Before Elliott Smith became a beloved solo artist, his music career began as a member of the up-and-coming Portland rock band Heatmiser.  Though the group is largely seen as a footnote to Smith’s career, they had a solid career in their own right, and are set to be inducted into the Oregon Music Hall of Fame this weekend.  David Greenwald of The Oregonian catches up for a rare interview with the other members of Heatmiser for a look back at their career.

Alan Sparhawk from Low talks to The Skinny in a deeply personal interview, and reveals among other things the meaning behind the title Ones and Sixes.  For the record, we were on the right track with our guess about minimums and maximums in our review of the album, though we were off on the specific reference.  Another follow-up worth checking out is this Vox interview with John Seabrook, author of The Song Machine: Inside the Hit Factory, which provides additional anecdotes about the mysterious mega-successful songwriter Max Martin.
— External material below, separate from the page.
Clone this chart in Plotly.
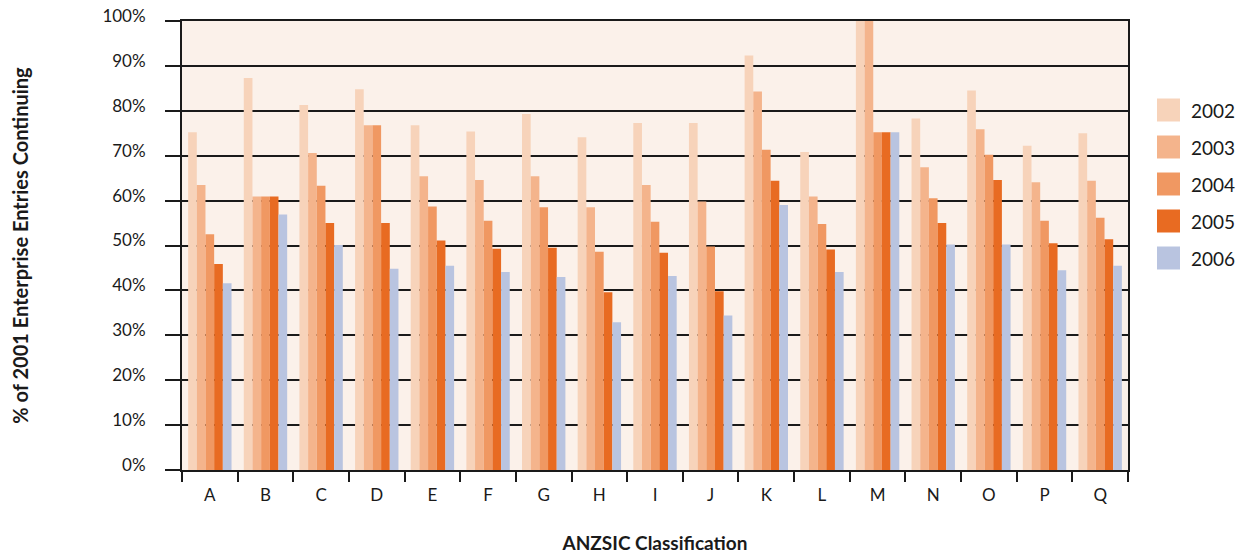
import plotly.graph_objects as go

categories = ["A", "B", "C", "D", "E", "F", "G", "H", "I", "J", "K", "L", "M", "N", "O", "P", "Q"]

series_names = ["2002", "2003", "2004", "2005", "2006"]

v2002 = [75.2, 87.3, 81.3, 84.8, 76.8, 75.4, 79.3, 74.1, 77.3, 77.3, 92.3, 70.8, 100.0, 78.3, 84.5, 72.2, 75.0]
v2003 = [63.5, 60.9, 70.6, 76.8, 65.4, 64.6, 65.4, 58.5, 63.5, 59.8, 84.3, 60.9, 100.0, 67.4, 75.9, 64.1, 64.4]
v2004 = [52.5, 60.9, 63.3, 76.8, 58.7, 55.5, 58.5, 48.6, 55.3, 49.8, 71.3, 54.8, 75.2, 60.5, 70.2, 55.5, 56.2]
v2005 = [45.9, 60.9, 55.0, 55.0, 51.1, 49.3, 49.5, 39.6, 48.4, 39.8, 64.4, 49.1, 75.2, 55.0, 64.6, 50.5, 51.4]
v2006 = [41.6, 56.9, 50.1, 44.8, 45.5, 44.1, 43.0, 32.9, 43.2, 34.4, 59.0, 44.1, 75.2, 50.2, 50.2, 44.5, 45.5]

values = [v2002, v2003, v2004, v2005, v2006]
colors = ["#F7D3BA", "#F4B48C", "#F09862", "#E86B22", "#B9C4E0"]

FONT = "Lato"
INK = "#1a1a1a"

fig = go.Figure()
for name, vals, col in zip(series_names, values, colors):
    fig.add_trace(go.Bar(
        x=categories, y=vals, name=name,
        marker=dict(color=col, line=dict(width=0)),
        showlegend=False,
    ))

# Legend drawn as large swatches with labels to the right of the plot
legend_top = 110
legend_step = 37
for i, (name, col) in enumerate(zip(series_names, colors)):
    yc = legend_top + i * legend_step
    fig.add_shape(type="rect", xref="paper", yref="paper",
                  x0=(1157 - 182) / 946, x1=(1180 - 182) / 946,
                  y0=(470 - (yc + 11.5)) / 449, y1=(470 - (yc - 11.5)) / 449,
                  fillcolor=col, line=dict(width=0))
    fig.add_annotation(xref="paper", yref="paper",
                       x=(1189 - 182) / 946, y=(470 - yc) / 449,
                       text=name, showarrow=False, xanchor="left", yanchor="middle",
                       font=dict(family=FONT, size=19, color=INK))

fig.update_layout(
    width=1244, height=554,
    margin=dict(l=182, r=116, t=21, b=84, autoexpand=False),
    paper_bgcolor="white",
    plot_bgcolor="#FBF1EA",
    barmode="group",
    bargap=0.22,
    bargroupgap=0,
    font=dict(family=FONT, size=16, color=INK),
    xaxis=dict(
        title=dict(text="<b>ANZSIC Classification</b>", font=dict(family=FONT, size=19, color=INK), standoff=36),
        showline=True, linecolor=INK, linewidth=2, mirror=True,
        ticks="outside", tickson="boundaries", ticklen=10, tickwidth=2, tickcolor=INK,
        showgrid=False, automargin=False,
        ticklabelstandoff=9,
        tickfont=dict(family=FONT, size=17, color=INK),
    ),
    yaxis=dict(
        title=dict(text="<b>% of 2001 Enterprise Entries Continuing</b>", font=dict(family=FONT, size=20, color=INK), standoff=68),
        range=[0, 100], dtick=10, ticksuffix="%",
        showline=True, linecolor=INK, linewidth=2, mirror=True,
        ticks="outside", ticklen=15, tickwidth=2, tickcolor=INK,
        showgrid=True, gridcolor=INK, gridwidth=1.6,
        zeroline=False, automargin=False,
        ticklabelstandoff=16, ticklabelshift=-5,
        tickfont=dict(family=FONT, size=17, color=INK),
    ),
)

fig.write_html("out.html")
Next week sees the release of Deerhunter’s Fading Frontier, and Bradford Cox once again provides an entertaining interview, this time with Observer.

Finally, we have our usual anniversary pieces.  First, Allmusic interviews singer Ed Kowalczyk about his former band Live’s massively successful Throwing Copper, and about his current solo acoustic tour in celebration of the album.  We are guessing that many of you did not realize that Ed had left the group, and to be honest, we did not know this either.  Then you can finish up with this look back at another huge album from 1995, Tragic Kingdom from No Doubt.  If anything, this gives you a chance to sing “Just a Girl” and “Don’t Speak” in your bedroom as loud as you can.

Over the Weekend (Oct. 5 Edition)

News, new music, and other fun stuff to help kickoff your week…

We linked to multiple articles about Radiohead’s Kid A on Friday, so naturally we have another piece related to the band today.  Diffuser has a slideshow attempting to come up with a suitable American version of Radiohead, and to their credit, they think outside the box of “a few dudes with guitars”, though we are sure their choices would cause some amount of debate.

Bloc Party is set to release a new album entitled Hymns next year, and today they released the first track from the record.  Since Four, the band has shuffled their lineup a bit, including adding Justin Harris of Menomena to the group, and the electronic-influenced “The Love Within” is our first glimpse at the result.

Run The Jewels released a new single this week, sharing the gritty track “Rubble Kings Theme (Dynamite)” from the documentary Rubble Kings.

The title for Best Example of Clickbait from last week was the announcement that scientists have determined Nirvana’s “Smells Like Teen Spirit” as the most iconic song of all time.  Certainly there is more to the story, but feel free to argue among yourselves as to whether or not the result makes sense.

There are a couple of great interviews that we recommend for your perusal this week.  First, Alan Sparhawk of Low talks to The Quietus about the band’s career in a serious and insightful discussion, and then you can lighten things up with the always entertaining Jesse Hughes from Eagles of Death Metal, who opens up to Consequence of Sound about his various personal contradictions.

We linked to a couple of clips of this show a couple of weeks back, but now feel free to rock out to the full concert footage of the supergroup performance of The Stooges’s iconic album Raw Power, featuring Mark Arm, Mike McCready, Duff McKagan, and Barrett Martin performing on the rooftop of Pike Place Market.

Finally, we recommend you check out this Tiny Desk Concert from our newest favorite Greek musician, Lianne LaHavas, who possesses a gorgeous voice that should help brighten up your week.